Start at the line containing "Clone this chart in matplotlib." and stop at the line containing "pho_err = [0.17, 0.165, 0.006, 0.006, 0.008]"; copy those lines exactly, both ends included, and no others.

### Extracted entries
^^^^^^^^^^^^^^^^

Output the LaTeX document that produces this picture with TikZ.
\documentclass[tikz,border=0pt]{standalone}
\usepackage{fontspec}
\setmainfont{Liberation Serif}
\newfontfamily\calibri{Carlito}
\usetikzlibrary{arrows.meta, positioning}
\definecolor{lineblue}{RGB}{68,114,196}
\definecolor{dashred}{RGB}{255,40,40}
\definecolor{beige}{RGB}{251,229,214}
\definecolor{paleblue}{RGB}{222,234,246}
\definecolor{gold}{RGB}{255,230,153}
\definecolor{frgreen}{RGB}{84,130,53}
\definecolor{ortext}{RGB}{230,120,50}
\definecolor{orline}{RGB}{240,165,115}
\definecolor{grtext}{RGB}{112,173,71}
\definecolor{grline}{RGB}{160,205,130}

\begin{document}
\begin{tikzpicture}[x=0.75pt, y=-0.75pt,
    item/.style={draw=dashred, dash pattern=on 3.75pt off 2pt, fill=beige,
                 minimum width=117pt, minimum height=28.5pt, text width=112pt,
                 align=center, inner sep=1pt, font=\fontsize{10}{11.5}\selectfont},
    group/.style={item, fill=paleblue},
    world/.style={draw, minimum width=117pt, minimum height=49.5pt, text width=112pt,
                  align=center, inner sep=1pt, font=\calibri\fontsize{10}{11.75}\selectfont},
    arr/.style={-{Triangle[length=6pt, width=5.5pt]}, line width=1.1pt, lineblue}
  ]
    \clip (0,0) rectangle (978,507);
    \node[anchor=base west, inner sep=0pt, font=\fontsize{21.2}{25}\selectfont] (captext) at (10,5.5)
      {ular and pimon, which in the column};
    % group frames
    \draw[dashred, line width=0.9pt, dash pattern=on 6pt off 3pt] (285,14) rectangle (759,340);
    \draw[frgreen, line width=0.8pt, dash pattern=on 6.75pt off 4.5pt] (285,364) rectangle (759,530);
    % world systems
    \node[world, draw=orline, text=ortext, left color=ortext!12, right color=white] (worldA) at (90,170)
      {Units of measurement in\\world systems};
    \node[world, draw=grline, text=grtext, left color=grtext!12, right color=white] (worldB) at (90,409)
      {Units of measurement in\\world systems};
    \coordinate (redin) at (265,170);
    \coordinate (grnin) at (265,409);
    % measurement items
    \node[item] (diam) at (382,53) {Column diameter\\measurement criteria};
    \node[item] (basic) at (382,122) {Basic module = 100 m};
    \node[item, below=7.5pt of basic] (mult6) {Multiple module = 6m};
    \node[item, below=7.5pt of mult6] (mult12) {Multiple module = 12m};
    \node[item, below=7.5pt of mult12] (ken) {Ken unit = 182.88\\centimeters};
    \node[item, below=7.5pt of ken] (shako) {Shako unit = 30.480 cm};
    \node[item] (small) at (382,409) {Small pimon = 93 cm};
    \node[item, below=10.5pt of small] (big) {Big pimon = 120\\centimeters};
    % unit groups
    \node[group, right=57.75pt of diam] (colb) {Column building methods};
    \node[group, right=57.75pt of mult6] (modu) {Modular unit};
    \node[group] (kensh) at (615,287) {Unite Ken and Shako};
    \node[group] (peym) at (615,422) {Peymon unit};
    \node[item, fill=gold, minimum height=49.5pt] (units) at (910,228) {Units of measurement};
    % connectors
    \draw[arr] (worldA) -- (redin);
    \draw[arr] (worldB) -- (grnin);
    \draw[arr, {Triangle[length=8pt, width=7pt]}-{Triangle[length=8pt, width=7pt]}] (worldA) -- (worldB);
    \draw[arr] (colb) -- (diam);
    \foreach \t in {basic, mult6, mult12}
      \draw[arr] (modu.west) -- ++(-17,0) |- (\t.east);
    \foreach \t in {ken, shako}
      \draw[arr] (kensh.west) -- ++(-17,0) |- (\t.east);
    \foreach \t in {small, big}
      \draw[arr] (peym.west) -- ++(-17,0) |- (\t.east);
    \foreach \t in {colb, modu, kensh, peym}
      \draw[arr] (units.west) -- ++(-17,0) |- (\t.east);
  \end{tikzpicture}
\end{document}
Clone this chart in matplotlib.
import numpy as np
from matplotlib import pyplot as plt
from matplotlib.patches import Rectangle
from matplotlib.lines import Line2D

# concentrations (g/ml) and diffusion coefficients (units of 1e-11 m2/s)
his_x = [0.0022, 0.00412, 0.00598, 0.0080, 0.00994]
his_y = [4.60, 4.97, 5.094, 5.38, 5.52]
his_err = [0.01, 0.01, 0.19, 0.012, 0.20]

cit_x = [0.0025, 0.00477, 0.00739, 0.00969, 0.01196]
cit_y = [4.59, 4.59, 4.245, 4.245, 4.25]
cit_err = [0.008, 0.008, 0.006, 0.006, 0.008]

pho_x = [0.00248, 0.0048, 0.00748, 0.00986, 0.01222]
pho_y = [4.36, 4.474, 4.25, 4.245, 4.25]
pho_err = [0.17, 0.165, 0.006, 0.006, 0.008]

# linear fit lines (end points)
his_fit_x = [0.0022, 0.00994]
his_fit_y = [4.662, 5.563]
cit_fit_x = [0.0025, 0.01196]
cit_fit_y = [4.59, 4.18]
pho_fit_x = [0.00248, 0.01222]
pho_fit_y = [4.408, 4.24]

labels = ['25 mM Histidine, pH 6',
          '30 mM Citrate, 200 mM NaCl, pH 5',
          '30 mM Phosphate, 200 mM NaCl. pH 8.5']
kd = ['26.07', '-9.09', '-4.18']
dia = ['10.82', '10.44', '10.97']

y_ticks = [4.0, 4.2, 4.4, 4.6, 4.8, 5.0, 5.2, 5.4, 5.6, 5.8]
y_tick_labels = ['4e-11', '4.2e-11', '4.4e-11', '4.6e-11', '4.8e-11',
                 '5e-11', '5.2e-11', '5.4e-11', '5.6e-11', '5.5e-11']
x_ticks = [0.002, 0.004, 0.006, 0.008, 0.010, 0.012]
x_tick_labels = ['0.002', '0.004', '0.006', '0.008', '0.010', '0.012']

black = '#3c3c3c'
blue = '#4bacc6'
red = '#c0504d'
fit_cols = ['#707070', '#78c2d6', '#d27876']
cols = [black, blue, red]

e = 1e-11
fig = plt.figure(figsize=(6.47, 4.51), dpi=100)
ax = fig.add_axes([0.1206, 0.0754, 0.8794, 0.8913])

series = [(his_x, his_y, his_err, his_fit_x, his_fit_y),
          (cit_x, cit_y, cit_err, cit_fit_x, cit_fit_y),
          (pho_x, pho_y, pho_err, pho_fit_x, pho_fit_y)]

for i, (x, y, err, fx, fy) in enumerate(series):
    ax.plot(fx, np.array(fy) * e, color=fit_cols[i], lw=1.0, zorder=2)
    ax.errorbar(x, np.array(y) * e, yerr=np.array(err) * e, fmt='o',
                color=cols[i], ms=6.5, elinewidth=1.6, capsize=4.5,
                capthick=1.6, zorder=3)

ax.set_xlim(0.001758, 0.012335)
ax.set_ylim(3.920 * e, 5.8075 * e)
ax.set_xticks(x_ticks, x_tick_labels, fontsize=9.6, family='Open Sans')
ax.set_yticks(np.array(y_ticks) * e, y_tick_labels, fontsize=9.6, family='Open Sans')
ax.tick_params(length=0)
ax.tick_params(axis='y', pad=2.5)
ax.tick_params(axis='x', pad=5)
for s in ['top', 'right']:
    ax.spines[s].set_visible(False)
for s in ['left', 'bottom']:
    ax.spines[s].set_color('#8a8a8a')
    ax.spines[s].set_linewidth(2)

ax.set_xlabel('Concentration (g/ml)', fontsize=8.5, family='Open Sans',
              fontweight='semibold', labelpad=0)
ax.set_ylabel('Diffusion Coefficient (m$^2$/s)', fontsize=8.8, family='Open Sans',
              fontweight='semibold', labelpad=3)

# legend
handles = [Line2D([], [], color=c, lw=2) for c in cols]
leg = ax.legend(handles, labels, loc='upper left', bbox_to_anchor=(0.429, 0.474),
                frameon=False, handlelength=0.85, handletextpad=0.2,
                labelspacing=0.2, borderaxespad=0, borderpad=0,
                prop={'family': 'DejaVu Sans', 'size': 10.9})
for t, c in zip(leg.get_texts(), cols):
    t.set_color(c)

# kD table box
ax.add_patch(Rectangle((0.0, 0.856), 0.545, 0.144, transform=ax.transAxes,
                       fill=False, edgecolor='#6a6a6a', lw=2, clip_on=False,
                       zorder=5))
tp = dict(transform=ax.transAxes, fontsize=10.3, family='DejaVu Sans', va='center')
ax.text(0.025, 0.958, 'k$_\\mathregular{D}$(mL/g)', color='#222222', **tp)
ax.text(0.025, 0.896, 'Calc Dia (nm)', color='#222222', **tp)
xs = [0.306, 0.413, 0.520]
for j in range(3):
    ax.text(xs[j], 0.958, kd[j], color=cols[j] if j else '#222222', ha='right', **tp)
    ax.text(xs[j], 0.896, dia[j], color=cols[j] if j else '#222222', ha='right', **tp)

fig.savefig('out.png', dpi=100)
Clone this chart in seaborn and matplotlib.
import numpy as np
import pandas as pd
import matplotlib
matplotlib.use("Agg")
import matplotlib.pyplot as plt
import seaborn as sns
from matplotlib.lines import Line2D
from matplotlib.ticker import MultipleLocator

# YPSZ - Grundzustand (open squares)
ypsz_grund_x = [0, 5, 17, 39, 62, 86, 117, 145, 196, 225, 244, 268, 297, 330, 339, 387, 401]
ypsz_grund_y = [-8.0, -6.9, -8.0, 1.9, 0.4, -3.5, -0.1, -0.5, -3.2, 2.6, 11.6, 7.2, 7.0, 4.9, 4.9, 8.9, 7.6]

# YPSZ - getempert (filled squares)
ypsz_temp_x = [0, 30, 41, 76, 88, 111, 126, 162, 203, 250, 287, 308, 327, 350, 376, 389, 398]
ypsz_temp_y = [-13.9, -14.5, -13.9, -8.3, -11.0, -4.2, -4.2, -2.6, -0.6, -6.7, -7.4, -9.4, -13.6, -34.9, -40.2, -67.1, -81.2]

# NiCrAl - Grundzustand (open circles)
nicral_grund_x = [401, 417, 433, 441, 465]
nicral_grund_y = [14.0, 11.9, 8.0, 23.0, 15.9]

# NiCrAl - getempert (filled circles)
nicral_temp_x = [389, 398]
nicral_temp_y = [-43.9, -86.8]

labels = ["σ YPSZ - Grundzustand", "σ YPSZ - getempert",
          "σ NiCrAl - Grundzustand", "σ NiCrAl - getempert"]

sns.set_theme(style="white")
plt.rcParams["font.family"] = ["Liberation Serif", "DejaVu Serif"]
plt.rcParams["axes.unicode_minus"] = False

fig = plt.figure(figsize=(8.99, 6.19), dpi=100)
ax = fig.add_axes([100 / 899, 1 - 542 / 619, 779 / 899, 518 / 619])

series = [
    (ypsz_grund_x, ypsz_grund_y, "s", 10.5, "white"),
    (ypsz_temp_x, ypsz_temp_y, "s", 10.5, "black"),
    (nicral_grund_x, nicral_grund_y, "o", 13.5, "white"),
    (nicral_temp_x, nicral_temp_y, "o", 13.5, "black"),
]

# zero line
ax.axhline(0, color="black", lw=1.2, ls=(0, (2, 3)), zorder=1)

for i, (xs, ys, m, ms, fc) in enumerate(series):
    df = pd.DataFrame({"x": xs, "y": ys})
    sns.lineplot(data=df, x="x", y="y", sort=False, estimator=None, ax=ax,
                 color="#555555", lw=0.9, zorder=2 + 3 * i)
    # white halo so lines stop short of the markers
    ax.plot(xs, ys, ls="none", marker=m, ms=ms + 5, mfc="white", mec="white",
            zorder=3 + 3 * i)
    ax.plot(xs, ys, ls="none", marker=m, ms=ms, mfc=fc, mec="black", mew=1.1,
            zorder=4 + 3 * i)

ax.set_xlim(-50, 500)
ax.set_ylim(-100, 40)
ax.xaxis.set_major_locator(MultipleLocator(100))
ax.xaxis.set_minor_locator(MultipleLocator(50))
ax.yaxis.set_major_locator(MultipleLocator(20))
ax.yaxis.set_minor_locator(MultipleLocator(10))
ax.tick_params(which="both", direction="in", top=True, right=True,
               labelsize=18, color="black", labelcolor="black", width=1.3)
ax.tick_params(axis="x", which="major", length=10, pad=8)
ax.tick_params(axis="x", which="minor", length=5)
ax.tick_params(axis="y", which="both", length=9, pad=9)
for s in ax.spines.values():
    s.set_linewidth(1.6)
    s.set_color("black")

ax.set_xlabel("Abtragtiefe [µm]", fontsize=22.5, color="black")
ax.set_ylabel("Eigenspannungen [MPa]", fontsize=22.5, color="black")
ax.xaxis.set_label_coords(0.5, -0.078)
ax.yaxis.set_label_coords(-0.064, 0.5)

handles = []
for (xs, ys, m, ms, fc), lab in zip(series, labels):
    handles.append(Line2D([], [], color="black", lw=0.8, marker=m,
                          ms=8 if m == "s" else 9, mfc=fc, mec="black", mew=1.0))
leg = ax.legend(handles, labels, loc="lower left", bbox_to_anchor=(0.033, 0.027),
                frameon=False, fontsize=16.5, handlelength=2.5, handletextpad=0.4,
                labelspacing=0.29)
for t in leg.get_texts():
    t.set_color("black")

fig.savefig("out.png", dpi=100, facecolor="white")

^^^^^^^^^^^^^^^^

### Exercise response
Clone this chart in matplotlib.
import numpy as np
from matplotlib import pyplot as plt
from matplotlib.patches import Rectangle
from matplotlib.lines import Line2D

# concentrations (g/ml) and diffusion coefficients (units of 1e-11 m2/s)
his_x = [0.0022, 0.00412, 0.00598, 0.0080, 0.00994]
his_y = [4.60, 4.97, 5.094, 5.38, 5.52]
his_err = [0.01, 0.01, 0.19, 0.012, 0.20]

cit_x = [0.0025, 0.00477, 0.00739, 0.00969, 0.01196]
cit_y = [4.59, 4.59, 4.245, 4.245, 4.25]
cit_err = [0.008, 0.008, 0.006, 0.006, 0.008]

pho_x = [0.00248, 0.0048, 0.00748, 0.00986, 0.01222]
pho_y = [4.36, 4.474, 4.25, 4.245, 4.25]
pho_err = [0.17, 0.165, 0.006, 0.006, 0.008]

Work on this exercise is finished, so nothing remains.